* Aim of the task *
Starting with the first line below, extract each line through the one that contains "years = list(range(1998, 2023))", inclusive, excluding pictures.

══════

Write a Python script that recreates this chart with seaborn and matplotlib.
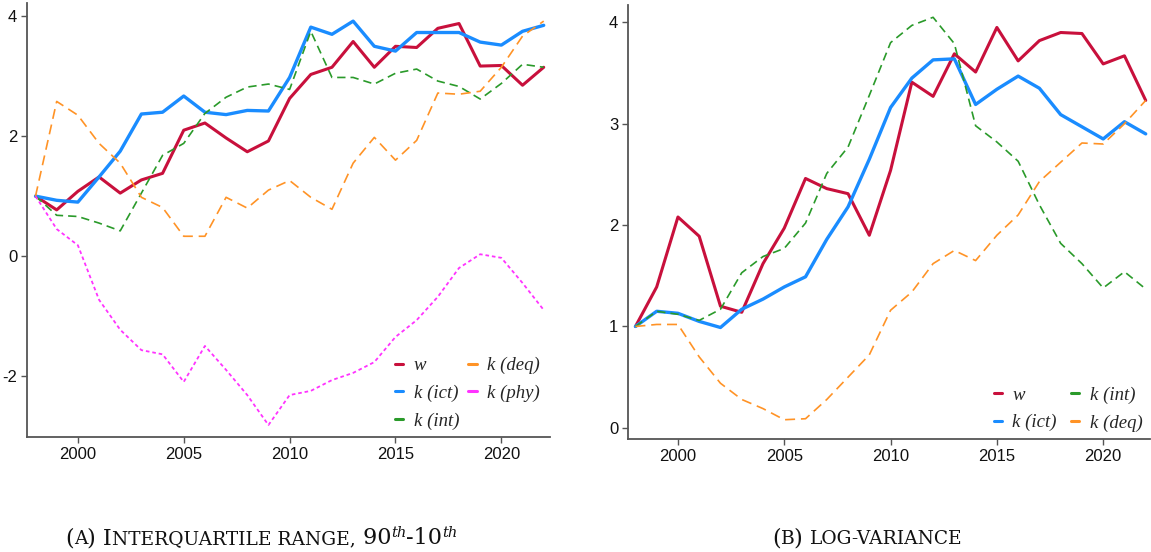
import numpy as np
import pandas as pd
import matplotlib
matplotlib.use("Agg")
import matplotlib.pyplot as plt
import seaborn as sns

years = list(range(1998, 2023))

# Panel A: interquartile range (90th-10th), normalised
iqr_w   = [1.00, 0.77, 1.08, 1.32, 1.05, 1.27, 1.38, 2.10, 2.22, 1.97, 1.74, 1.92, 2.63,
           3.03, 3.15, 3.58, 3.15, 3.50, 3.48, 3.80, 3.88, 3.17, 3.18, 2.85, 3.15]
iqr_ict = [1.00, 0.93, 0.90, 1.32, 1.75, 2.37, 2.40, 2.67, 2.40, 2.36, 2.43, 2.42, 2.98,
           3.82, 3.70, 3.92, 3.50, 3.42, 3.73, 3.73, 3.73, 3.57, 3.52, 3.75, 3.85]
iqr_int = [1.00, 0.68, 0.66, 0.55, 0.42, 1.05, 1.68, 1.88, 2.38, 2.65, 2.82, 2.87, 2.78,
           3.75, 2.98, 2.98, 2.87, 3.05, 3.12, 2.92, 2.83, 2.62, 2.88, 3.20, 3.15]
iqr_deq = [1.00, 2.58, 2.35, 1.88, 1.55, 0.98, 0.81, 0.33, 0.33, 0.98, 0.80, 1.10, 1.26,
           0.98, 0.78, 1.55, 1.98, 1.60, 1.93, 2.72, 2.70, 2.75, 3.15, 3.67, 3.92]
iqr_phy = [1.00, 0.45, 0.18, -0.73, -1.23, -1.57, -1.64, -2.10, -1.50, -1.90, -2.32, -2.82, -2.32,
           -2.25, -2.07, -1.95, -1.77, -1.35, -1.07, -0.68, -0.20, 0.03, -0.03, -0.45, -0.90]

# Panel B: log-variance, normalised
var_w   = [1.00, 1.39, 2.08, 1.89, 1.20, 1.14, 1.62, 1.97, 2.46, 2.36, 2.31, 1.90, 2.54,
           3.41, 3.27, 3.69, 3.51, 3.95, 3.62, 3.82, 3.90, 3.89, 3.59, 3.67, 3.23]
var_ict = [1.00, 1.15, 1.13, 1.05, 0.99, 1.17, 1.27, 1.39, 1.49, 1.86, 2.18, 2.65, 3.16,
           3.45, 3.63, 3.64, 3.19, 3.34, 3.47, 3.35, 3.09, 2.97, 2.85, 3.02, 2.90]
var_int = [1.00, 1.15, 1.12, 1.06, 1.17, 1.53, 1.69, 1.77, 2.02, 2.51, 2.77, 3.28, 3.80,
           3.97, 4.05, 3.79, 2.98, 2.82, 2.63, 2.20, 1.82, 1.62, 1.38, 1.54, 1.37]
var_deq = [1.00, 1.02, 1.02, 0.70, 0.44, 0.28, 0.19, 0.08, 0.09, 0.28, 0.50, 0.72, 1.16,
           1.34, 1.62, 1.75, 1.65, 1.90, 2.10, 2.43, 2.62, 2.81, 2.80, 3.00, 3.23]

labels_a = ["w", "k (ict)", "k (int)", "k (deq)", "k (phy)"]
labels_b = ["w", "k (ict)", "k (int)", "k (deq)"]

sns.set_style("ticks")
plt.rcParams["font.family"] = ["Liberation Sans", "DejaVu Sans"]
plt.rcParams["axes.unicode_minus"] = False

styles = {
    "w":       dict(color="#c8103c", lw=2.2, ls="-"),
    "k (ict)": dict(color="#1a8cff", lw=2.4, ls="-"),
    "k (int)": dict(color="#2a9a2a", lw=1.2, dashes=(5, 3)),
    "k (deq)": dict(color="#ff9326", lw=1.2, dashes=(6, 3.5)),
    "k (phy)": dict(color="#ff33ff", lw=1.3, dashes=(2, 1.6)),
}

fig = plt.figure(figsize=(11.51, 5.52), dpi=100)
axA = fig.add_axes([0.0235, 0.2083, 0.4544, 0.786])
axB = fig.add_axes([0.5456, 0.2047, 0.4535, 0.786])

def draw(ax, series, labels):
    for vals, lab in zip(series, labels):
        st = styles[lab]
        kw = dict(color=st["color"], lw=st["lw"])
        line = sns.lineplot(x=years, y=vals, ax=ax, label=lab, **kw).lines[-1]
        if "dashes" in st:
            line.set_dashes(st["dashes"])
        else:
            line.set_linestyle("-")
    ax.set_xticks([2000, 2005, 2010, 2015, 2020])
    sns.despine(ax=ax)
    for sp in ["left", "bottom"]:
        ax.spines[sp].set_color("#555555")
        ax.spines[sp].set_linewidth(1.3)
    ax.tick_params(axis="both", length=4, width=1.0, color="#555555",
                   labelsize=12, labelcolor="#111111", pad=3)
    ax.set_xlabel("")
    ax.set_ylabel("")

draw(axA, [iqr_w, iqr_ict, iqr_int, iqr_deq, iqr_phy], labels_a)
axA.set_xlim(1997.6, 2022.3)
axA.set_ylim(-3.02, 4.22)
axA.set_yticks([-2, 0, 2, 4])

draw(axB, [var_w, var_ict, var_int, var_deq], labels_b)
axB.set_xlim(1997.65, 2022.2)
axB.set_ylim(-0.11, 4.17)
axB.set_yticks([0, 1, 2, 3, 4])

legfont = dict(family="Liberation Serif", style="italic", size=13.5)
for ax, anchor, cs in [(axA, (0.995, 0.0), 0.5), (axB, (1.0, 0.0), 0.75)]:
    leg = ax.legend(loc="lower right", bbox_to_anchor=anchor, ncol=2, frameon=False,
                    handlelength=0.45, handletextpad=0.55, columnspacing=cs,
                    labelspacing=0.55, borderaxespad=0.0, prop=legfont)
    for h in leg.get_lines():
        h.set_linestyle("-")
        h.set_linewidth(2.2)

# captions in emulated small caps
fig.canvas.draw()
renderer = fig.canvas.get_renderer()

def caption(x_px, base_px, parts):
    x = x_px
    for txt, size, style, rise in parts:
        t = fig.text(x / 1151, (552 - base_px + rise) / 552, txt, fontsize=size,
                     family="DejaVu Serif", style=style, va="baseline", ha="left",
                     color="#111111")
        bb = t.get_window_extent(renderer=renderer)
        x += bb.width

big, small, sup = 16, 13.4, 10.5
caption(65, 544, [("(", big, "normal", 0), ("A", small, "normal", 0), (") I", big, "normal", 0),
                  ("NTERQUARTILE RANGE,", small, "normal", 0),
                  (" 90", big, "normal", 0), ("th", sup, "italic", 7),
                  ("-10", big, "normal", 0), ("th", sup, "italic", 7)])
caption(772, 544, [("(", big, "normal", 0), ("B", small, "normal", 0), (") ", big, "normal", 0),
                   ("LOG-VARIANCE", small, "normal", 0)])

fig.savefig("out.png", dpi=100)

══════

* Reply to the exercise *
Write a Python script that recreates this chart with seaborn and matplotlib.
import numpy as np
import pandas as pd
import matplotlib
matplotlib.use("Agg")
import matplotlib.pyplot as plt
import seaborn as sns

years = list(range(1998, 2023))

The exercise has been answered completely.